§ Written exercise: Reproduce all lines of the listing below in which the word "matplotlib" occurs.

<<<<

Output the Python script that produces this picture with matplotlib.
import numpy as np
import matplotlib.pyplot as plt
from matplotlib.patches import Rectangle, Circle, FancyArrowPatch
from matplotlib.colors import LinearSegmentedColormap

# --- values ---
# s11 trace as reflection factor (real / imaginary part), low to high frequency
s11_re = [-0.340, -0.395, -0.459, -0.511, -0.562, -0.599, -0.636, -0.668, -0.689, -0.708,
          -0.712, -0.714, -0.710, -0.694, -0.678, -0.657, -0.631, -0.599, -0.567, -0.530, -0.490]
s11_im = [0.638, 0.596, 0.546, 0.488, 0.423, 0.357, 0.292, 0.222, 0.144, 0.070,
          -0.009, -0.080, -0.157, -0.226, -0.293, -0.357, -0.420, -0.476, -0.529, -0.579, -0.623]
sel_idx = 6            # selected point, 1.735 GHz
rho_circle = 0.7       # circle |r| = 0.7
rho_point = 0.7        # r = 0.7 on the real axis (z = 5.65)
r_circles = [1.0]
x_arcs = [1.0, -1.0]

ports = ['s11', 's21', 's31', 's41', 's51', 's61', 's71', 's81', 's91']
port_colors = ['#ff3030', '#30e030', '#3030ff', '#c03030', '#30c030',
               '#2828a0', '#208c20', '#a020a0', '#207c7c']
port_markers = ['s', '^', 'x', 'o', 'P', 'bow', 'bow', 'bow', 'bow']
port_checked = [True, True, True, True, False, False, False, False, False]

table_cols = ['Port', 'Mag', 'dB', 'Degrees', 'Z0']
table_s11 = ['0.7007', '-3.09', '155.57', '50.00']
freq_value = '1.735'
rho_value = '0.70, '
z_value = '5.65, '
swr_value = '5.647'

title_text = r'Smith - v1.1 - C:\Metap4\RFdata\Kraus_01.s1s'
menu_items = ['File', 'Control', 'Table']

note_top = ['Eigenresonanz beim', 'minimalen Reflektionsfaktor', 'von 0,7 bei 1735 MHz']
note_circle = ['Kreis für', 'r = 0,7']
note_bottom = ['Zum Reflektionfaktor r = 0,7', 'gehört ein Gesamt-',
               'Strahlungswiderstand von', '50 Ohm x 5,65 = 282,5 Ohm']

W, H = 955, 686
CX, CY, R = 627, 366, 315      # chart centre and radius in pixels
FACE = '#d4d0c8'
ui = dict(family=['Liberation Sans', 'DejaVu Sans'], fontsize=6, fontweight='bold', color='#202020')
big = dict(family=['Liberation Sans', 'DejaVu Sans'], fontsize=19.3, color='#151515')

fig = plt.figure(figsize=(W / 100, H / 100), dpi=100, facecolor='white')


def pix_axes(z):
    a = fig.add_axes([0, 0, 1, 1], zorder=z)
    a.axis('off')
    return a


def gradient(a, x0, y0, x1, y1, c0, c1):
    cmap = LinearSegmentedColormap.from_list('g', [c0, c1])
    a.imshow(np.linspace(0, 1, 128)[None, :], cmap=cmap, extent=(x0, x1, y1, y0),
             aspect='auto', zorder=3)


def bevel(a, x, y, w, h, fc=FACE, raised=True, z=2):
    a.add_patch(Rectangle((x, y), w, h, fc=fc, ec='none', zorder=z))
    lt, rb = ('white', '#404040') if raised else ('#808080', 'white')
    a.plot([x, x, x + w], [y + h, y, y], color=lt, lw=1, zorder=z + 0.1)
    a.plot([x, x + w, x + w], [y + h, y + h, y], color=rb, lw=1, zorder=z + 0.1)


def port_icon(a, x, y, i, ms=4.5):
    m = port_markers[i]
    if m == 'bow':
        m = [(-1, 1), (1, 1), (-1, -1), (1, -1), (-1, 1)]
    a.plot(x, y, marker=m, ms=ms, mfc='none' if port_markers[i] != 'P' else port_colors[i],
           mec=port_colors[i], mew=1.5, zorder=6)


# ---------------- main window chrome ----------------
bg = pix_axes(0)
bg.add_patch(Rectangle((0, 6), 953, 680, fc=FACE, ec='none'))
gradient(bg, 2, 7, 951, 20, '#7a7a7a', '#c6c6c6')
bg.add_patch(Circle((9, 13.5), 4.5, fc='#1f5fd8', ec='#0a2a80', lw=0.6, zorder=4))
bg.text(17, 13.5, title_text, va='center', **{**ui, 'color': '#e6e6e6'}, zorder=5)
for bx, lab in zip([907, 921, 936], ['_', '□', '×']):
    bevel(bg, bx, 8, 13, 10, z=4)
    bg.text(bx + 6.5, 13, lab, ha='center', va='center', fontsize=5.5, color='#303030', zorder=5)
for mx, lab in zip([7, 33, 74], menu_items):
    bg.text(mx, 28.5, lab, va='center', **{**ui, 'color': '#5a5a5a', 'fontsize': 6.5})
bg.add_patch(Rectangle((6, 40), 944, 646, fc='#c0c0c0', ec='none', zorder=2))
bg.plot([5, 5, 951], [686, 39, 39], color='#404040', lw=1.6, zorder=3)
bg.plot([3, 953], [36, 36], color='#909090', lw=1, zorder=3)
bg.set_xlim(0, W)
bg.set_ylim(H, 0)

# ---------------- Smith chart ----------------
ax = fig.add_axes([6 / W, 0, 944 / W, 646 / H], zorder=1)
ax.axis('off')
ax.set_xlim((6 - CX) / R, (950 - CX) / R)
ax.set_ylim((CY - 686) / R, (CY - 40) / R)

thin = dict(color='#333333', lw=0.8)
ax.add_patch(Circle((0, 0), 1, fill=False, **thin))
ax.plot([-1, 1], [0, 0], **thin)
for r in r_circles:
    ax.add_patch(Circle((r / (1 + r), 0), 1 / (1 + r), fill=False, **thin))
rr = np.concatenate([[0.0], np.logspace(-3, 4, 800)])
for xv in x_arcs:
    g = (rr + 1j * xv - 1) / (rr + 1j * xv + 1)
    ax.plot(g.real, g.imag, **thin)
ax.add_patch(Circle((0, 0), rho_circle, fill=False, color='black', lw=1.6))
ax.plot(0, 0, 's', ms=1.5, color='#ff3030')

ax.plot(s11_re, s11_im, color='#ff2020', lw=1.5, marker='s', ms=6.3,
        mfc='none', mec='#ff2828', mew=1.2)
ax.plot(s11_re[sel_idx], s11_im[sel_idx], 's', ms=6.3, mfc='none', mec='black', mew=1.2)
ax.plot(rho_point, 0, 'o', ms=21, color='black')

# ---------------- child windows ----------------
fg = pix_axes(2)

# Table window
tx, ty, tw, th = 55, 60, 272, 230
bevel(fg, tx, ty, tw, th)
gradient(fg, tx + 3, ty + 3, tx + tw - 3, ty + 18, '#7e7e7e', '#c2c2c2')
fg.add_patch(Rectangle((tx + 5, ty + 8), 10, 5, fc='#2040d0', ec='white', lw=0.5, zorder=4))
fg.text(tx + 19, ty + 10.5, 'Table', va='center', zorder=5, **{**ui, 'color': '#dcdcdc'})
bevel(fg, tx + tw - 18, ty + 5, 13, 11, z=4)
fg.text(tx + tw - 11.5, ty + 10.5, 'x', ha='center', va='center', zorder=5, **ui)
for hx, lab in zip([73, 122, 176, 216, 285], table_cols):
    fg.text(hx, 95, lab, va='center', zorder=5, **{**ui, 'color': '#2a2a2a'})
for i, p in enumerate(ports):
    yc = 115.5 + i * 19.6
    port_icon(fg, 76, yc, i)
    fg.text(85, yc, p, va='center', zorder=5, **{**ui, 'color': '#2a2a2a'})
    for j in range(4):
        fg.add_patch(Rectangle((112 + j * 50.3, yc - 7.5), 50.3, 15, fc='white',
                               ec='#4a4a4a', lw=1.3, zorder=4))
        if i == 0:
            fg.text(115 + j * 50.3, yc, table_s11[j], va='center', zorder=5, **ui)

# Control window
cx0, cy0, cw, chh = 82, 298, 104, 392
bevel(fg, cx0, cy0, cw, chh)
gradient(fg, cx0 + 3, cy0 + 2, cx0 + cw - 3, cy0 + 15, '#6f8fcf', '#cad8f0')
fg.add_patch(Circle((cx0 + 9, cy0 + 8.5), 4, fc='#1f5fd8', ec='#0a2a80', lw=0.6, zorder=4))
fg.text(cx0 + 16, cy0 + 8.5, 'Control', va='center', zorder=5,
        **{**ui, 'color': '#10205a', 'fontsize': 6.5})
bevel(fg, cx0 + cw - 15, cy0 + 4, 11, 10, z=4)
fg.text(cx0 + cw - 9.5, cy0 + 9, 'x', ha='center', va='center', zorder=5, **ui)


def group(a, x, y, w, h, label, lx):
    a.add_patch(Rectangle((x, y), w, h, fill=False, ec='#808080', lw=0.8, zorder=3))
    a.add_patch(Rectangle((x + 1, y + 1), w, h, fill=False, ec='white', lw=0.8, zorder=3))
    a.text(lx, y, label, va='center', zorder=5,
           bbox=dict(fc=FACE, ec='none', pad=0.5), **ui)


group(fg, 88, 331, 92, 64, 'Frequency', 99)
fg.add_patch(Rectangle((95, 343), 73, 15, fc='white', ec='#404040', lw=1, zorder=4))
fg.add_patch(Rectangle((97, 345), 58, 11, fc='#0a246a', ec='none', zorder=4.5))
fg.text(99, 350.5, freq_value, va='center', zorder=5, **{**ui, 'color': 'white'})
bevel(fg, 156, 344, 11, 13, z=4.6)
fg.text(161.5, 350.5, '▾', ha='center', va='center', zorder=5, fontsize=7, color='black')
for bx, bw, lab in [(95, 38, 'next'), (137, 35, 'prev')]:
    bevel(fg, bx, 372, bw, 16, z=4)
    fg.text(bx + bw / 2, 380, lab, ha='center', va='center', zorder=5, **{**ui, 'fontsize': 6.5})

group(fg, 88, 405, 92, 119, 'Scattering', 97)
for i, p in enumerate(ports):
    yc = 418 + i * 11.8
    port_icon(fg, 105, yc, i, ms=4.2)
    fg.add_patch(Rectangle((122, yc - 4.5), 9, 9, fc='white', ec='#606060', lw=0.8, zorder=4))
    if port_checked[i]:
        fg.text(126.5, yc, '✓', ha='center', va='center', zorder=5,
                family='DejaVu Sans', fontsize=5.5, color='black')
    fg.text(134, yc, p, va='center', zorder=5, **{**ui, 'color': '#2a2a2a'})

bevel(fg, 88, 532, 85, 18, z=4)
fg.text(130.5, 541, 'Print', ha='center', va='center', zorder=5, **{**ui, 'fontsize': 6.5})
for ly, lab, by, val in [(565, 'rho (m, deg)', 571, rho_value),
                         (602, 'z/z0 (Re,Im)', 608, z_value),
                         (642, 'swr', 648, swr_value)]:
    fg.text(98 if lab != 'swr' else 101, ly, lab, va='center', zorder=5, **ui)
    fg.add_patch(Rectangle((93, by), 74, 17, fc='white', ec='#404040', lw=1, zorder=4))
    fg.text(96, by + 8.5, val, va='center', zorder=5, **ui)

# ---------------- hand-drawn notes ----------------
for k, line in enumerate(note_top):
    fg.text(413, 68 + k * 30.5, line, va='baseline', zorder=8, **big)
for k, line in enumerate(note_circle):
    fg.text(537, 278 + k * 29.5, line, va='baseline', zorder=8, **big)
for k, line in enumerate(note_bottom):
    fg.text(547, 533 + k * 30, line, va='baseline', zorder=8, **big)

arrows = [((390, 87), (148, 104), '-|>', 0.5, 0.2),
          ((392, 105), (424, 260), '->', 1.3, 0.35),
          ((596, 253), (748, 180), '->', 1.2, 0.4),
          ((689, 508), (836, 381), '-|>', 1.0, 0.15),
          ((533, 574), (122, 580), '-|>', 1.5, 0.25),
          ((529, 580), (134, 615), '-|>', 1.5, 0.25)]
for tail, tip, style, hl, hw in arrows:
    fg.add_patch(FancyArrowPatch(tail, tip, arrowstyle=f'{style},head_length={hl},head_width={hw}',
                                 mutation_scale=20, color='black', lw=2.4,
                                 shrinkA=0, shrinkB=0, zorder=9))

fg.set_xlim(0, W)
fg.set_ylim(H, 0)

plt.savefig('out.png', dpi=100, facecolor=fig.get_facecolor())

>>>>

§ The answer:
Output the Python script that produces this picture with matplotlib.
import matplotlib.pyplot as plt
from matplotlib.patches import Rectangle, Circle, FancyArrowPatch
from matplotlib.colors import LinearSegmentedColormap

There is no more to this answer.